Contemporary American Theater Festival 2016: 3

This year’s festival delivered some solid and memorable shows and some disappointments. Such was Chisa Hutchinson’s The Wedding Gift, a play that doesn’t surpass the promise of its premise.

In this fairly transparent parable, Jason Babinsky’s Doug finds himself transported into an alien culture where he is the only fair-skinned humanoid. He is a shimseh, “like a pet, only more useful,” presented to the wife (Margaret Ivey’s Nahlis) of a newly married royal couple. Doug discovers the ways of this new world only gradually, because only two others (including the enjoyable Edward O’Blenis as Translating Attendant) speak any English; great swathes of dialogue are delivered in a language of Hutchinson’s invention. The conlang has the intended effect of disorientation, but it also means that small plot points are confused, and any subtlety of psychology is lost. How exactly is Doug to perform, in the eyes of Nahlis’s new husband Beshrum (Damian Thompson, with an impressive high leg kick)? We’ll never know.

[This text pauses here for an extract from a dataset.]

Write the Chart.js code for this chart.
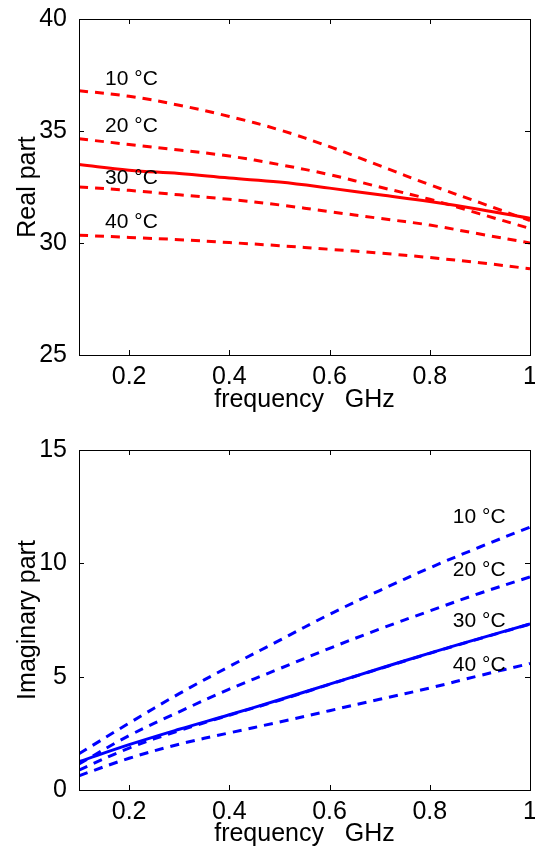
<!DOCTYPE html>
<html><head><meta charset="utf-8">
<script src="https://cdn.jsdelivr.net/npm/chart.js@4.4.0/dist/chart.umd.min.js"></script>
<style>
html,body{margin:0;padding:0;background:#fff;overflow:hidden;width:535px;height:848px}
canvas{display:block}
</style></head>
<body>
<canvas id="c1" width="545" height="424"></canvas>
<canvas id="c2" width="545" height="424"></canvas>
<script>
// ---- data ----
const freq = [0.1, 0.2, 0.3, 0.4, 0.5, 0.6, 0.7, 0.8, 0.9, 1.0];

const real10 = [36.8, 36.55, 36.15, 35.65, 35.05, 34.3, 33.45, 32.6, 31.8, 31.0];
const real20 = [34.65, 34.4, 34.15, 33.88, 33.5, 33.05, 32.5, 31.95, 31.3, 30.65];
const real30 = [32.5, 32.35, 32.15, 31.95, 31.7, 31.4, 31.1, 30.8, 30.4, 30.0];
const real40 = [30.35, 30.25, 30.15, 30.02, 29.88, 29.72, 29.55, 29.35, 29.12, 28.85];
const real30solid = [33.5, 33.25, 33.1, 32.9, 32.72, 32.45, 32.15, 31.85, 31.5, 31.1];

const imag10 = [1.6, 2.95, 4.25, 5.45, 6.6, 7.75, 8.8, 9.8, 10.72, 11.6];
const imag20 = [1.15, 2.4, 3.45, 4.45, 5.35, 6.25, 7.1, 7.9, 8.68, 9.4];
const imag30 = [0.88, 1.85, 2.62, 3.3, 3.96, 4.66, 5.35, 6.03, 6.68, 7.32];
const imag40 = [0.63, 1.4, 2.02, 2.52, 3.0, 3.5, 4.0, 4.5, 5.05, 5.58];
const imag30solid = [1.25, 2.0, 2.68, 3.32, 3.98, 4.67, 5.36, 6.04, 6.69, 7.33];

const xTicks = [0.2, 0.4, 0.6, 0.8, 1];
const realTicks = [25, 30, 35, 40];
const imagTicks = [0, 5, 10, 15];

const tempLabels = ['10 °C', '20 °C', '30 °C', '40 °C'];
const realLabelAt = { x: 0.152, y: [37.04, 34.97, 32.63, 30.65] };
const imagLabelAt = { x: 0.846, y: [11.76, 9.42, 7.18, 5.27] };

// ---- helpers ----
const FONT = 'Liberation Sans, Arial, Helvetica, sans-serif';
const pts = (ys) => freq.map((x, i) => ({ x: x, y: ys[i] }));

function ds(ys, color, dashed) {
  return {
    data: pts(ys),
    borderColor: color,
    borderWidth: 3,
    borderDash: dashed ? [9, 7] : [],
    pointRadius: 0,
    fill: false,
    tension: 0.4
  };
}

const boxPlugin = {
  id: 'boxTicks',
  afterDraw(chart) {
    const ctx = chart.ctx, a = chart.chartArea;
    const xs = chart.scales.x, ys = chart.scales.y;
    ctx.save();
    ctx.strokeStyle = '#000';
    ctx.lineWidth = 1;
    ctx.strokeRect(Math.round(a.left) + 0.5, Math.round(a.top) + 0.5,
      Math.round(a.right - a.left), Math.round(a.bottom - a.top));
    const L = 5;
    ctx.beginPath();
    xs.ticks.forEach(t => {
      const px = Math.round(xs.getPixelForValue(t.value)) + 0.5;
      ctx.moveTo(px, a.bottom); ctx.lineTo(px, a.bottom - L);
      ctx.moveTo(px, a.top); ctx.lineTo(px, a.top + L);
    });
    ys.ticks.forEach(t => {
      const py = Math.round(ys.getPixelForValue(t.value)) + 0.5;
      ctx.moveTo(a.left, py); ctx.lineTo(a.left + L, py);
      ctx.moveTo(a.right, py); ctx.lineTo(a.right - L, py);
    });
    ctx.stroke();
    ctx.restore();
  }
};

function labelPlugin(at) {
  return {
    id: 'tempLabels',
    afterDatasetsDraw(chart) {
      const ctx = chart.ctx, xs = chart.scales.x, ys = chart.scales.y;
      ctx.save();
      ctx.fillStyle = '#000';
      ctx.font = '21px ' + FONT;
      ctx.textAlign = 'left';
      ctx.textBaseline = 'alphabetic';
      tempLabels.forEach((t, i) => {
        ctx.fillText(t, xs.getPixelForValue(at.x), ys.getPixelForValue(at.y[i]));
      });
      ctx.restore();
    }
  };
}

function makeChart(id, datasets, yTicks, yTitle, topPad, xHeight, xTitlePadBottom, at) {
  return new Chart(document.getElementById(id), {
    type: 'line',
    data: { datasets: datasets },
    options: {
      responsive: false,
      animation: false,
      devicePixelRatio: 1,
      layout: { padding: { top: topPad, right: 15, left: 0, bottom: 0 } },
      plugins: { legend: { display: false }, tooltip: { enabled: false } },
      scales: {
        x: {
          type: 'linear', min: 0.1, max: 1,
          grid: { display: false }, border: { display: false },
          afterBuildTicks: s => { s.ticks = xTicks.map(v => ({ value: v })); },
          afterFit: s => { s.height = xHeight; },
          ticks: {
            autoSkip: false, maxRotation: 0, padding: -1,
            color: '#000', font: { family: FONT, size: 25 },
            callback: v => String(v)
          },
          title: {
            display: true, text: 'frequency   GHz', color: '#000',
            font: { family: FONT, size: 25, lineHeight: 1 },
            padding: { top: 0, bottom: xTitlePadBottom }
          }
        },
        y: {
          type: 'linear', min: yTicks[0], max: yTicks[yTicks.length - 1],
          grid: { display: false }, border: { display: false },
          afterBuildTicks: s => { s.ticks = yTicks.map(v => ({ value: v })); },
          afterFit: s => { s.width = 79; },
          ticks: {
            autoSkip: false, padding: 4,
            color: '#000', font: { family: FONT, size: 25 },
            callback: v => String(v)
          },
          title: {
            display: true, text: yTitle, color: '#000',
            font: { family: FONT, size: 25, lineHeight: 1 },
            padding: { top: 16, bottom: 0 }
          }
        }
      }
    },
    plugins: [boxPlugin, labelPlugin(at)]
  });
}

const RED = '#ff0000', BLUE = '#0000ff';

makeChart('c1', [
  ds(real10, RED, true), ds(real20, RED, true), ds(real30, RED, true),
  ds(real40, RED, true), ds(real30solid, RED, false)
], realTicks, 'Real part', 15, 69, 11, realLabelAt);

makeChart('c2', [
  ds(imag10, BLUE, true), ds(imag20, BLUE, true), ds(imag30, BLUE, true),
  ds(imag40, BLUE, true), ds(imag30solid, BLUE, false)
], imagTicks, 'Imaginary part', 26, 58, 1, imagLabelAt);
</script>
</body></html>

Nevertheless, the play offers the tech teams the opportunity to go a little crazy, from Peggy McKowen’s costumes to Nathan A. Roberts’ and Charles Coes’ soundscapes. Director May Adrales establishes a movement and gestural vocabulary for this strange new planet, and then encourages each actor/character to invent within that framework: a gesture of mourning, expressed at the top of act 2, is both easily understood and unique to each player.

And if the denouement owes something to a certain series of dystopian films from the 1960s and 70s, at least we learn how the post-apocalyptic inhabitants of this world say, “I guarantee you there’s no problem.”